Especially if that seat is vulnerable. And herein lies the real genius in Mr. Harper's calculation.
London North Centre ought to be safe as houses for the Liberals. Veteran MP Joe Fontana took 40 per cent of the popular vote last time out, compared to 30 per cent for the Conservatives and 24 per cent for the NDP.

But Mr. Fontana stepped down to run for mayor of London (where he is not doing at all well), and a most surprising candidate is seeking the nomination for the Conservatives.

Dianne Haskett was a very popular mayor of London from 1994 to 2000. A devout Christian and social conservative, Ms. Haskett earned national attention when she refused to proclaim Gay and Lesbian Pride Day in her city. For this, she and the city were fined by the Ontario Human Rights Commission during the 1997 municipal election campaign. Ms. Haskett responded by sitting out the rest of the campaign, for which voters rewarded her with a landslide.

In recent years, Ms. Haskett has lived and worked in Washington as a speechwriter and policy adviser. Last week, she reappeared in London, declaring her interest in seeking the nomination for a by-election nobody else knew was imminent. But Ms. Haskett obviously had her sources, for Mr. Harper called the by-election on the weekend.

It's pretty clear that the Prime Minister called the vote, not just to embarrass Mr. Rae and Mr. Kennedy but to give Ms. Haskett an opportunity to contest the by-election while the Liberals are distracted by the leadership race and at their most vulnerable.

A win would show that the Tories are capable of making inroads into middle-class suburban Ontario seats, without which no majority government is possible. But that win won't come easy. London North Centre is home to university professors, students, health-care professionals and other middle-class voters who consider themselves more than usually enlightened. The NDP is also fielding a strong candidate, and Green Leader Elizabeth May has declared her intention to run.

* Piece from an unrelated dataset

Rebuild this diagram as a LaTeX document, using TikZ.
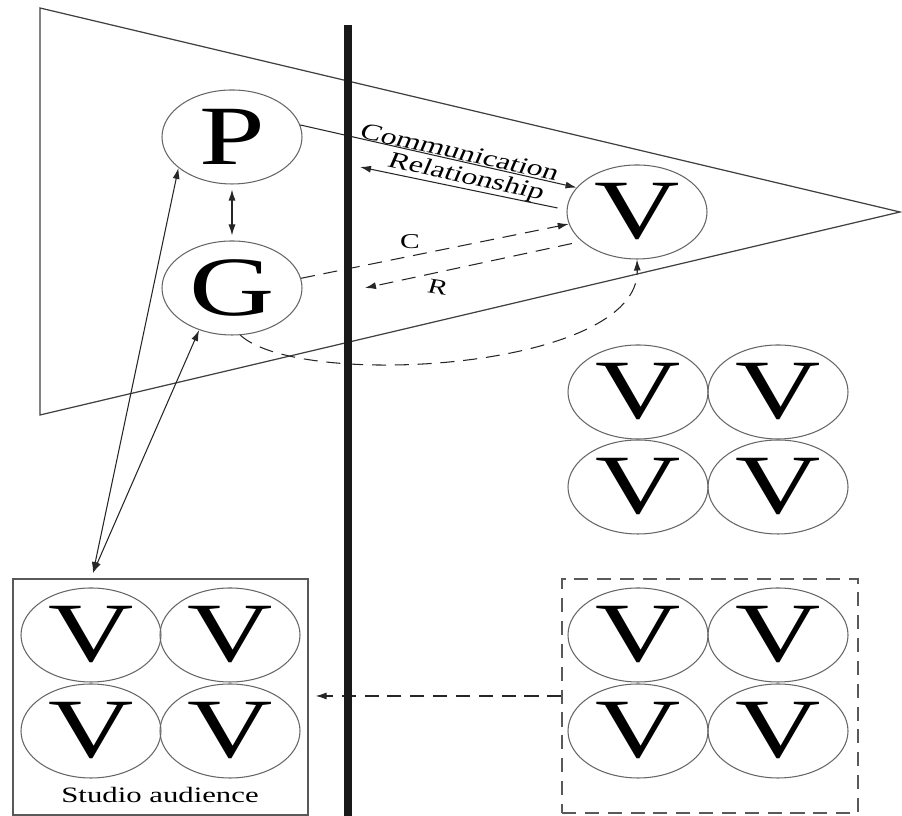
\documentclass[tikz,border=0pt]{standalone}
\usepackage{fontspec}
\setmainfont{Liberation Serif}
\usepackage{graphicx}
\usetikzlibrary{shapes.geometric,arrows.meta}
\newcommand{\widetext}[1]{\scalebox{1.4}[1]{#1}}

\begin{document}
\begin{tikzpicture}[
  who/.style={ellipse, draw=black!60, line width=0.6pt, minimum width=2.8cm, minimum height=1.88cm, inner sep=0pt, font=\fontsize{48}{48}\selectfont},
  flow/.style={line width=0.6pt, black!85},
  onehead/.style={-{Latex[length=2.2mm,width=1.4mm]}},
  twohead/.style={{Latex[length=2.2mm,width=1.4mm]}-{Latex[length=2.2mm,width=1.4mm]}},
  brokenline/.style={dash pattern=on 8pt off 5pt},
  lbl/.style={inner sep=0pt, font=\fontsize{13}{13}\selectfont},
]
\useasboundingbox (0,0) rectangle (18.04,16.32);
\draw[line width=0.7pt, black!75] (0.8,16.16) -- (18.0,12.08) -- (0.8,8.02) -- cycle;

\node[who] at (4.64,13.58) (P) {\widetext{P}};
\node[who] at (4.64,10.56) (G) {\widetext{G}};
\node[who] at (12.74,12.08) (V) {\widetext{V}};

\node[who] at (12.76,8.48) (v1) {\widetext{V}};
\node[who] at (15.56,8.48) (v2) {\widetext{V}};
\node[who] at (12.76,6.58) (v3) {\widetext{V}};
\node[who] at (15.56,6.58) (v4) {\widetext{V}};

\node[draw=black!65, line width=0.7pt, minimum width=5.9cm, minimum height=4.72cm] at (3.21,2.38) (studio) {};
\node[who] at (1.82,3.62) (s1) {\widetext{V}};
\node[who] at (4.60,3.62) (s2) {\widetext{V}};
\node[who] at (1.82,1.70) (s3) {\widetext{V}};
\node[who] at (4.60,1.70) (s4) {\widetext{V}};
\node[lbl, font=\fontsize{12.5}{12.5}\selectfont] at (3.2,0.42) (aud) {\widetext{Studio audience}};

\node[draw=black!65, line width=0.7pt, brokenline, minimum width=5.92cm, minimum height=4.68cm] at (14.2,2.4) (crowd) {};
\node[who] at (12.76,3.62) (d1) {\widetext{V}};
\node[who] at (15.56,3.62) (d2) {\widetext{V}};
\node[who] at (12.76,1.70) (d3) {\widetext{V}};
\node[who] at (15.56,1.70) (d4) {\widetext{V}};

\coordinate (rel) at (7.2,12.98);
\coordinate (back) at (7.3,10.56);
\coordinate (meet) at (1.86,4.86);

\draw[flow, twohead, shorten <=1mm, shorten >=1mm] (P) -- (G);
\draw[flow, onehead] (P.10) -- (V.158);
\draw[flow, onehead] ([shift={(-0.18,0.08)}]V.west) -- (rel);
\draw[flow, onehead, brokenline] (G.8) -- (V.190);
\draw[flow, onehead, brokenline, shorten <=2mm] (V.208) -- (back);
\draw[flow, onehead, brokenline] (G.-80) .. controls (6.0,8.52) and (12.8,8.92) .. (V.south);
\draw[flow, twohead] (meet) -- (P.210);
\draw[flow, twohead] (meet) -- (G.232);
\draw[flow, onehead, brokenline, shorten >=1.4mm] (crowd.west) -- (crowd.west -| studio.east);

\node[lbl] at (9.2,13.28) (comm) {\widetext{\rotatebox{-17}{Communication}}};
\node[lbl] at (9.32,12.76) (rship) {\widetext{\rotatebox{-17}{Relationship}}};
\node[lbl, font=\fontsize{12}{12}\selectfont] at (8.2,11.48) (c) {\widetext{C}};
\node[lbl, font=\fontsize{12}{12}\selectfont] at (8.76,10.58) (r) {\widetext{\rotatebox{-12}{R}}};

\draw[line width=4.5pt, black!90] (6.96,0) -- (6.96,15.82);
\end{tikzpicture}
\end{document}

Nonetheless, the opportunities in London were sufficiently tempting for Mr. Harper to endure the hits he is taking over the second by-election call, in Repentigny, a safe Bloc Québécois seat in the Montreal area. The opposition rightly argues that Public Works Minister Michael Fortier, whom Mr. Harper promoted to the Senate as a means of getting him into the cabinet, should run in that by-election. But since he'd lose, you can forget about that.

So the race to watch is London North Centre. A win would suggest the Conservatives are playing better in Southern Ontario than the polls report, even — or perhaps especially — with a social-conservative candidate. And if the Tories lose — well, it was never their riding to start with.

Cheap. Crass. Cynical. And rather clever.